VSD (ventricular septal defect) is the most common congenital heart defect, and the outcome depends almost entirely on the size and location of the hole. Small muscular VSDs frequently close on their own — often before birth or within the first two years of life — and require no treatment. Larger VSDs, or those in certain locations, may need surgical or catheter-based closure.

Dr. Kunda Shahane will explain the specific location, size, and likely clinical significance of any VSD found, and will discuss the monitoring and management plan based on the specific findings in your baby's case.

Is fetal echo safe? Does it use radiation?

Fetal echocardiography is completely safe.
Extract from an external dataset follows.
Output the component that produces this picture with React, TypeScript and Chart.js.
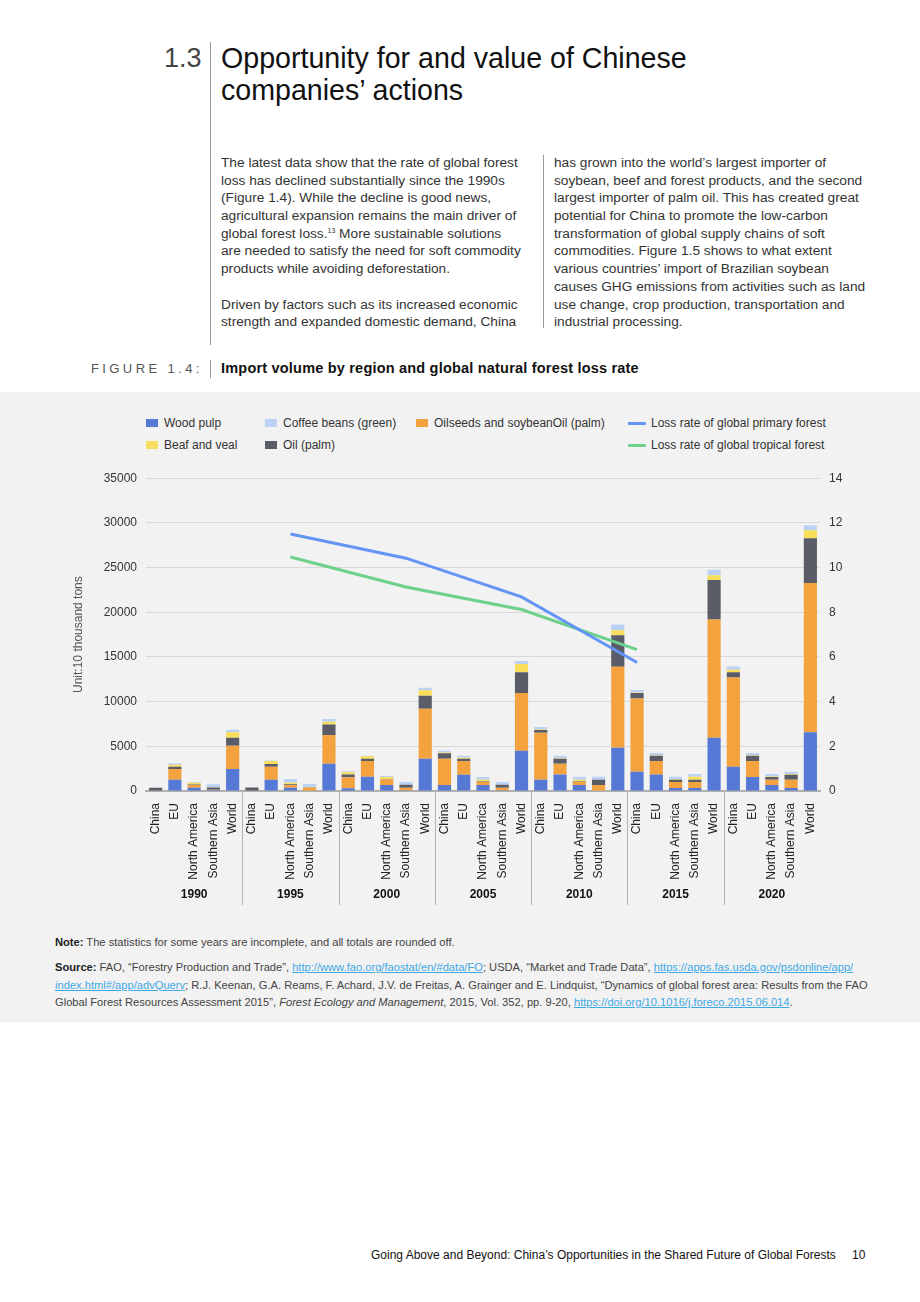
import React, { useEffect, useRef } from "react";
import { Chart, registerables } from "chart.js";

Chart.register(...registerables);

const regions = ["China", "EU", "North America", "Southern Asia", "World"];
const years = ["1990", "1995", "2000", "2005", "2010", "2015", "2020"];

// values in 10 thousand tons, 7 groups x 5 regions
const woodPulp = [
  50, 1270, 370, 120, 2460,
  50, 1270, 370, 50, 3050,
  300, 1600, 670, 80, 3610,
  670, 1830, 670, 80, 4500,
  1270, 1860, 670, 50, 4840,
  2160, 1860, 340, 340, 5960,
  2720, 1570, 670, 340, 6560,
];
const oilseeds = [
  0, 1190, 300, 30, 2610,
  0, 1450, 300, 350, 3210,
  1250, 1750, 630, 290, 5590,
  2940, 1520, 330, 290, 6460,
  5250, 1190, 330, 620, 9060,
  8200, 1490, 660, 660, 13240,
  9980, 1780, 600, 930, 16700,
];
const oilPalm = [
  300, 260, 50, 250, 890,
  350, 300, 80, 30, 1190,
  300, 260, 50, 330, 1460,
  600, 260, 50, 330, 2340,
  300, 560, 50, 600, 3540,
  600, 600, 270, 270, 4400,
  600, 600, 300, 560, 5030,
];
const beef = [
  0, 220, 200, 30, 600,
  0, 330, 180, 30, 300,
  250, 280, 220, 0, 600,
  100, 100, 220, 0, 900,
  50, 50, 220, 0, 560,
  50, 50, 50, 330, 550,
  260, 50, 50, 80, 890,
];
const coffee = [
  0, 160, 80, 320, 300,
  0, 50, 400, 320, 300,
  100, 60, 100, 300, 290,
  190, 240, 300, 300, 340,
  290, 290, 330, 330, 640,
  280, 250, 280, 300, 600,
  380, 250, 280, 250, 560,
];
// loss rates, placed on category indices
const linePointIndex = [7, 13, 19, 25];
const primaryLoss = [11.5, 10.42, 8.69, 5.75];
const tropicalLoss = [10.47, 9.13, 8.12, 6.33];

const leftTicks = [0, 5000, 10000, 15000, 20000, 25000, 30000, 35000];

const C = {
  pulp: "#5579d4",
  coffee: "#bcd2f5",
  oilseeds: "#f3a23e",
  beef: "#f8de5a",
  palm: "#5a5c68",
  primary: "#6495f5",
  tropical: "#6dd18c",
};

const FONT = "'Liberation Sans', Arial, Helvetica, sans-serif";

function lineSeries(vals: number[]) {
  const n = regions.length * years.length;
  const arr: (number | null)[] = new Array(n).fill(null);
  linePointIndex.forEach((idx, i) => (arr[idx] = vals[i]));
  return arr;
}

const groupPlugin = {
  id: "groups",
  afterDraw(chart: any) {
    const xs = chart.scales.x;
    const ctx = chart.ctx;
    const area = chart.chartArea;
    ctx.save();
    ctx.strokeStyle = "#b5b5b5";
    ctx.lineWidth = 1;
    const per = regions.length;
    for (let g = 1; g < years.length; g++) {
      const i = g * per;
      const x = Math.round((xs.getPixelForValue(i - 1) + xs.getPixelForValue(i)) / 2) + 0.5;
      ctx.beginPath();
      ctx.moveTo(x, area.bottom);
      ctx.lineTo(x, area.bottom + 114);
      ctx.stroke();
    }
    ctx.fillStyle = "#111";
    ctx.font = "bold 12px " + FONT;
    ctx.textAlign = "center";
    ctx.textBaseline = "middle";
    years.forEach((y, g) => {
      const x = (xs.getPixelForValue(g * per) + xs.getPixelForValue(g * per + per - 1)) / 2;
      ctx.fillText(y, x, area.bottom + 104);
    });
    ctx.restore();
  },
};

function ChartBox() {
  const ref = useRef<HTMLCanvasElement>(null);
  useEffect(() => {
    if (!ref.current) return;
    const labels = years.flatMap(() => regions);
    const barCommon = {
      type: "bar" as const,
      yAxisID: "y",
      stack: "s",
      categoryPercentage: 0.9,
      barPercentage: 0.76,
      borderWidth: 0,
    };
    const chart = new Chart(ref.current, {
      type: "bar",
      data: {
        labels,
        datasets: [
          { ...barCommon, label: "Wood pulp", data: woodPulp, backgroundColor: C.pulp, order: 2 },
          { ...barCommon, label: "Oilseeds and soybeanOil (palm)", data: oilseeds, backgroundColor: C.oilseeds, order: 2 },
          { ...barCommon, label: "Oil (palm)", data: oilPalm, backgroundColor: C.palm, order: 2 },
          { ...barCommon, label: "Beaf and veal", data: beef, backgroundColor: C.beef, order: 2 },
          { ...barCommon, label: "Coffee beans (green)", data: coffee, backgroundColor: C.coffee, order: 2 },
          {
            type: "line" as const,
            label: "Loss rate of global primary forest",
            data: lineSeries(primaryLoss),
            yAxisID: "y1",
            borderColor: C.primary,
            borderWidth: 3,
            pointRadius: 0,
            spanGaps: true,
            tension: 0,
            order: 1,
          },
          {
            type: "line" as const,
            label: "Loss rate of global tropical forest",
            data: lineSeries(tropicalLoss),
            yAxisID: "y1",
            borderColor: C.tropical,
            borderWidth: 3,
            pointRadius: 0,
            spanGaps: true,
            tension: 0,
            order: 1,
          },
        ] as any,
      },
      options: {
        animation: false,
        responsive: false,
        maintainAspectRatio: false,
        layout: { padding: { left: 60, right: 60, top: 3, bottom: 0 } },
        plugins: { legend: { display: false }, tooltip: { enabled: false } },
        scales: {
          x: {
            stacked: true,
            grid: { display: false },
            border: { color: "#b0b0b0", width: 2 },
            ticks: {
              color: "#222",
              font: { size: 12, family: FONT },
              maxRotation: 90,
              minRotation: 90,
              autoSkip: false,
              padding: 4,
            },
            afterFit(s: any) {
              s.height = 134;
            },
          },
          y: {
            position: "left",
            stacked: true,
            min: 0,
            max: 35000,
            afterBuildTicks(s: any) {
              s.ticks = leftTicks.map((v) => ({ value: v }));
            },
            grid: { color: "#d8d8d8", lineWidth: 1, drawTicks: false },
            border: { display: false },
            ticks: {
              color: "#333",
              font: { size: 12, family: FONT },
              padding: 9,
              callback: (v: any) => String(v),
            },
            title: {
              display: true,
              text: "Unit:10 thousand tons",
              color: "#555",
              font: { size: 12, family: FONT },
              padding: { top: 11, bottom: 0 },
            },
            afterFit(s: any) {
              s.width = 86;
            },
          },
          y1: {
            position: "right",
            min: 0,
            max: 14,
            grid: { display: false, drawTicks: false },
            border: { display: false },
            ticks: { stepSize: 2, color: "#333", font: { size: 12, family: FONT }, padding: 9 },
            afterFit(s: any) {
              s.width = 40;
            },
          },
        },
      } as any,
      plugins: [groupPlugin],
    });
    return () => chart.destroy();
  }, []);
  return (
    <canvas
      ref={ref}
      width={920}
      height={463}
      style={{ position: "absolute", left: 0, top: 462, width: 920, height: 463 }}
    />
  );
}

const legendItems = [
  { label: "Wood pulp", color: C.pulp, kind: "box", x: 146, y: 423 },
  { label: "Coffee beans (green)", color: C.coffee, kind: "box", x: 265, y: 423 },
  { label: "Oilseeds and soybeanOil (palm)", color: C.oilseeds, kind: "box", x: 416, y: 423 },
  { label: "Loss rate of global primary forest", color: C.primary, kind: "line", x: 628, y: 423 },
  { label: "Beaf and veal", color: C.beef, kind: "box", x: 146, y: 445 },
  { label: "Oil (palm)", color: C.palm, kind: "box", x: 265, y: 445 },
  { label: "Loss rate of global tropical forest", color: C.tropical, kind: "line", x: 628, y: 445 },
];

const leftCol = [
  "The latest data show that the rate of global forest",
  "loss has declined substantially since the 1990s",
  "(Figure 1.4). While the decline is good news,",
  "agricultural expansion remains the main driver of",
  "global forest loss.<sup>13</sup> More sustainable solutions",
  "are needed to satisfy the need for soft commodity",
  "products while avoiding deforestation.",
  "",
  "Driven by factors such as its increased economic",
  "strength and expanded domestic demand, China",
];
const rightCol = [
  "has grown into the world’s largest importer of",
  "soybean, beef and forest products, and the second",
  "largest importer of palm oil. This has created great",
  "potential for China to promote the low-carbon",
  "transformation of global supply chains of soft",
  "commodities. Figure 1.5 shows to what extent",
  "various countries’ import of Brazilian soybean",
  "causes GHG emissions from activities such as land",
  "use change, crop production, transportation and",
  "industrial processing.",
];

const link: React.CSSProperties = { color: "#3fa9e6", textDecoration: "underline" };

export default function App() {
  const abs = (s: React.CSSProperties): React.CSSProperties => ({ position: "absolute", ...s });
  const para: React.CSSProperties = {
    fontSize: 13.7,
    lineHeight: "17.7px",
    color: "#333",
    whiteSpace: "nowrap",
  };
  return (
    <div
      style={{
        position: "absolute",
        left: 0,
        top: 0,
        width: 920,
        height: 1302,
        background: "#fff",
        fontFamily: FONT,
        overflow: "hidden",
      }}
    >
      {/* header */}
      <div style={abs({ left: 164, top: 42, fontSize: 27, lineHeight: "32px", color: "#444", fontWeight: 300 })}>1.3</div>
      <div style={abs({ left: 210, top: 42, width: 1, height: 303, background: "#9a9a9a" })} />
      <div style={abs({ left: 221, top: 42, fontSize: 28.6, lineHeight: "32px", color: "#111", whiteSpace: "nowrap" })}>
        Opportunity for and value of Chinese
        <br />
        companies’ actions
      </div>

      {/* paragraphs */}
      <div style={abs({ left: 221, top: 154, ...para })}>
        {leftCol.map((l, i) => (
          <div key={i} style={{ height: 17.7 }} dangerouslySetInnerHTML={{ __html: l.replace("<sup>", '<sup style="font-size:7px;vertical-align:5px;line-height:0">') || "&nbsp;" }} />
        ))}
      </div>
      <div style={abs({ left: 543, top: 155, width: 1, height: 173, background: "#9a9a9a" })} />
      <div style={abs({ left: 554, top: 154, ...para })}>
        {rightCol.map((l, i) => (
          <div key={i} style={{ height: 17.7 }}>{l}</div>
        ))}
      </div>

      {/* figure caption */}
      <div style={abs({ left: 91, top: 361, fontSize: 13, letterSpacing: "3.4px", color: "#555", whiteSpace: "nowrap" })}>FIGURE 1.4:</div>
      <div style={abs({ left: 210, top: 360, width: 1, height: 18, background: "#9a9a9a" })} />
      <div style={abs({ left: 221, top: 360, fontSize: 14.5, letterSpacing: "0.2px", color: "#111", fontWeight: 600, whiteSpace: "nowrap" })}>
        Import volume by region and global natural forest loss rate
      </div>

      {/* grey panel */}
      <div style={abs({ left: 0, top: 392, width: 920, height: 630, background: "#f2f2f2" })} />

      {/* legend */}
      {legendItems.map((it) => (
        <div key={it.label} style={abs({ left: it.x, top: it.y - 8, height: 16, display: "flex", alignItems: "center", whiteSpace: "nowrap" })}>
          {it.kind === "box" ? (
            <span style={{ display: "inline-block", width: 12, height: 8, background: it.color, marginRight: 6 }} />
          ) : (
            <span style={{ display: "inline-block", width: 18, height: 3, background: it.color, marginRight: 5, borderRadius: 1 }} />
          )}
          <span style={{ fontSize: 12, color: "#333" }}>{it.label}</span>
        </div>
      ))}

      <ChartBox />

      {/* notes */}
      <div style={abs({ left: 55, top: 936, fontSize: 11.15, color: "#444", whiteSpace: "nowrap" })}>
        <b style={{ color: "#222" }}>Note:</b> The statistics for some years are incomplete, and all totals are rounded off.
      </div>
      <div style={abs({ left: 55, top: 959, fontSize: 11.15, lineHeight: "17.6px", color: "#444", whiteSpace: "nowrap" })}>
        <div>
          <b style={{ color: "#222" }}>Source:</b> FAO, “Forestry Production and Trade”, <span style={link}>http://www.fao.org/faostat/en/#data/FO</span>; USDA, “Market and Trade Data”, <span style={link}>https://apps.fas.usda.gov/psdonline/app/</span>
        </div>
        <div>
          <span style={link}>index.html#/app/advQuery</span>; R.J. Keenan, G.A. Reams, F. Achard, J.V. de Freitas, A. Grainger and E. Lindquist, “Dynamics of global forest area: Results from the FAO
        </div>
        <div>
          Global Forest Resources Assessment 2015”, <i>Forest Ecology and Management</i>, 2015, Vol. 352, pp. 9-20, <span style={link}>https://doi.org/10.1016/j.foreco.2015.06.014</span>.
        </div>
      </div>

      {/* footer */}
      <div style={abs({ left: 371, top: 1248, fontSize: 12, color: "#111", whiteSpace: "nowrap" })}>
        Going Above and Beyond: China’s Opportunities in the Shared Future of Global Forests
      </div>
      <div style={abs({ left: 852, top: 1248, fontSize: 12, color: "#111" })}>10</div>
    </div>
  );
}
It uses diagnostic ultrasound — high-frequency sound waves — not radiation. There is no X-ray, no CT, no MRI, and no contrast injection involved. Diagnostic ultrasound has been used in pregnancy for over 50 years and has an excellent safety record with no known harmful effects at the energies used for diagnostic imaging.
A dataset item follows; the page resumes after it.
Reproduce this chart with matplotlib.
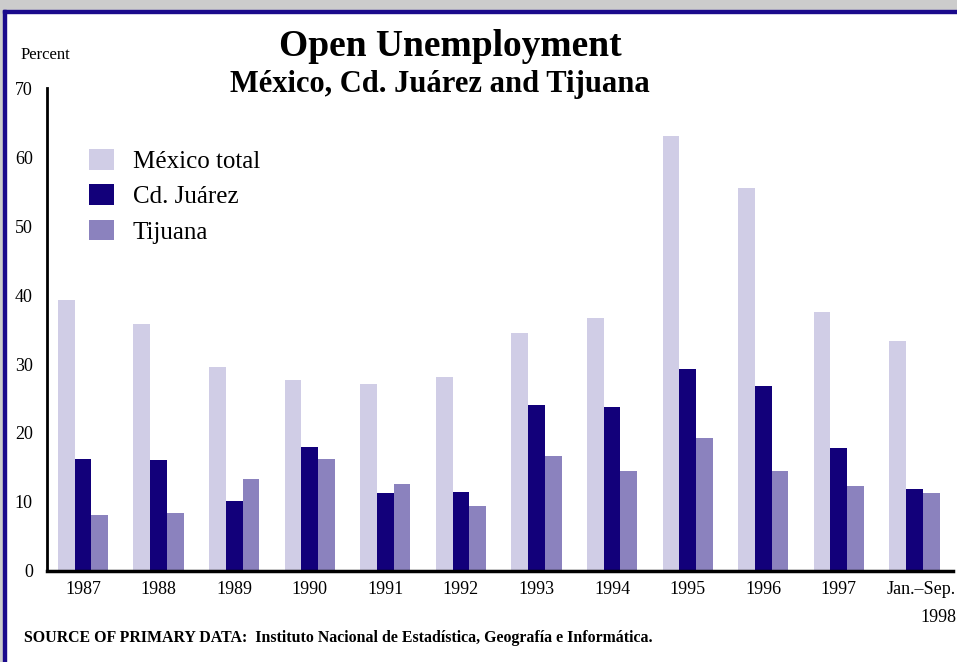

My first pregnancy had a heart defect — will this baby have one too?

Having a previous child with congenital heart disease does increase the risk of CHD in subsequent pregnancies compared to the general population. The degree of increased risk depends on the type of defect and whether it is associated with a genetic syndrome. Overall, the recurrence risk is typically in the range of 2–3% for isolated CHD, compared to a background risk of approximately 0.8–1% in the general population.

This means the vast majority of subsequent pregnancies will not have a cardiac defect — but a dedicated fetal echo is strongly recommended for monitoring, and for reassurance.
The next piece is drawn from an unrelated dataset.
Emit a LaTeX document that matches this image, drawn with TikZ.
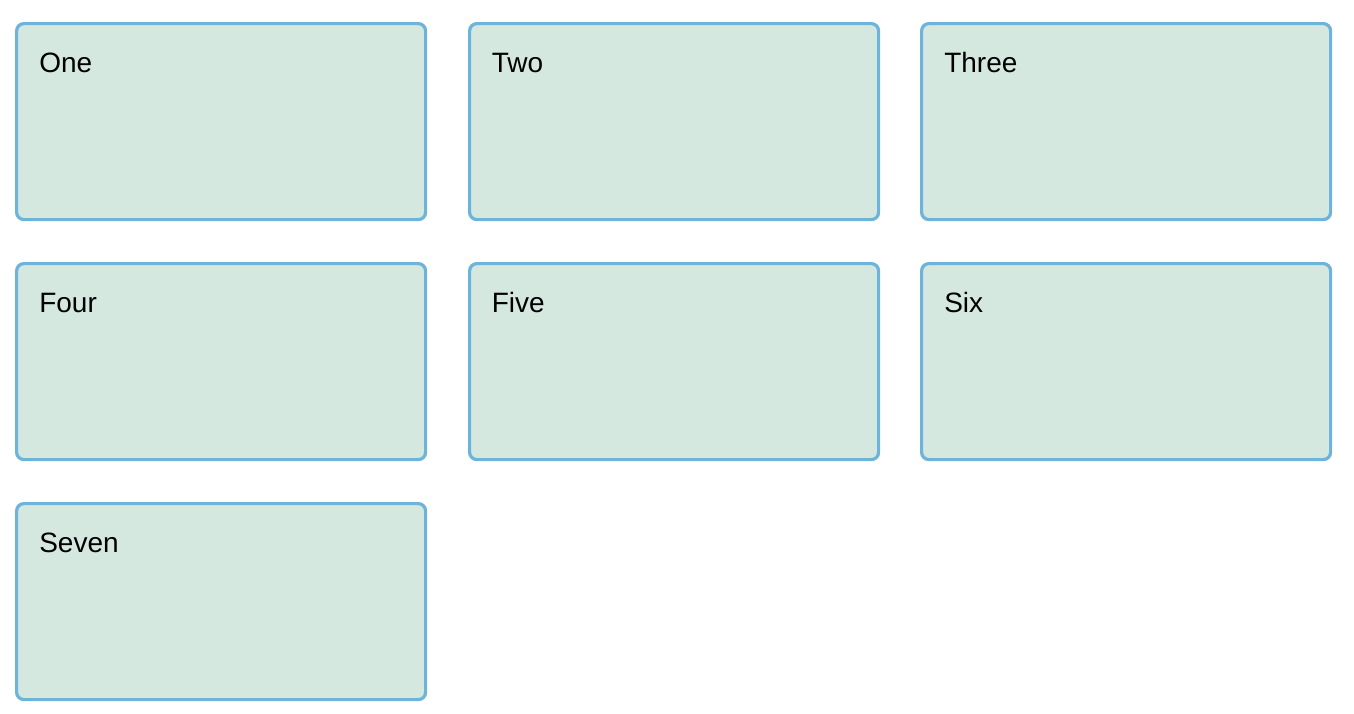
\documentclass[tikz,border=0pt]{standalone}
\usepackage{fontspec}
\setmainfont{Liberation Sans}
\definecolor{cardfill}{RGB}{213,232,224}
\definecolor{cardline}{RGB}{110,180,218}

\begin{document}
\begin{tikzpicture}[x=0.75pt,y=-0.75pt,
    card/.style={draw=cardline,line width=2.4pt,fill=cardfill,rounded corners=5.5pt,
      minimum width=306.75pt,minimum height=147pt,inner sep=0pt,anchor=north west},
    cardtext/.style={font=\fontsize{21}{25}\selectfont,anchor=base west,inner sep=0pt}]
    \useasboundingbox (0,0) rectangle (1354,714);
    \node[card] (one) at (15,22) {};
    \node[card] (two) at (468,22) {};
    \node[card] (three) at (920,22) {};
    \node[card] (four) at (15,262) {};
    \node[card] (five) at (468,262) {};
    \node[card] (six) at (920,262) {};
    \node[card] (seven) at (15,502) {};
    \node[cardtext] (one-t) at ([shift={(24,50)}]one.north west) {One};
    \node[cardtext] (two-t) at ([shift={(23.5,50)}]two.north west) {Two};
    \node[cardtext] (three-t) at ([shift={(24,50)}]three.north west) {Three};
    \node[cardtext] (four-t) at ([shift={(24,50)}]four.north west) {Four};
    \node[cardtext] (five-t) at ([shift={(23.5,50)}]five.north west) {Five};
    \node[cardtext] (six-t) at ([shift={(24,50)}]six.north west) {Six};
    \node[cardtext] (seven-t) at ([shift={(24,50)}]seven.north west) {Seven};
    \end{tikzpicture}
\end{document}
What preparation do I need before a fetal echo?

No fasting is required. Eat and drink normally before your appointment. Drink 2–3 glasses of water 30–45 minutes before the scan to maintain a moderately full bladder. Bring all previous scan reports, your referral note, and your antenatal card. Allow 60 minutes for the appointment. You are welcome to bring a companion for support.

Doctor's Note — Dr. Kunda Shahane

"When I perform a fetal echocardiogram, I am looking at the most complex structure in the human body — one that is still being built. Congenital heart disease is the most common birth defect, and yet it remains one of the conditions families are least prepared for, because a normal anomaly scan gives a false sense of cardiac security. The fetal echo changes that. In my experience, finding a cardiac condition before birth — even a serious one — gives the family and the medical team the chance to choose the right hospital, assemble the right team, and act immediately at delivery. That preparation transforms outcomes. Parents who come to Mayflower for a fetal echo leave knowing exactly what their baby's heart looks like — and what the plan is if anything needs to change."

Dr. Kunda Shahane MBBS, MS (Obs & Gynae), FIFM, FMF (London) · Central India's First Fetal Medicine Specialist
⚖️ PCPNDT Act 1994 — Mandatory Compliance Notice

Mayflower Fetal Medicine & High-Risk Pregnancy Centre strictly complies with the Pre-Conception and Pre-Natal Diagnostic Techniques (Prohibition of Sex Selection) Act, 1994. Sex determination and sex-selective practices are strictly prohibited and punishable by law. All fetal echocardiography and ultrasound services at this centre are performed exclusively for lawful medical indications — cardiac assessment, fetal wellbeing, and diagnosis of congenital heart disease. Disclosure of fetal sex is illegal and is not performed at this centre under any circumstances.

Medical Disclaimer: This page is for general patient education only and does not constitute medical advice, diagnosis, or treatment. Fetal echocardiography findings require interpretation in the context of your complete clinical history. Please consult Dr. Kunda Shahane or your treating obstetrician for advice specific to your pregnancy. Do not use this website for emergency medical decisions — in an emergency, contact your nearest hospital immediately.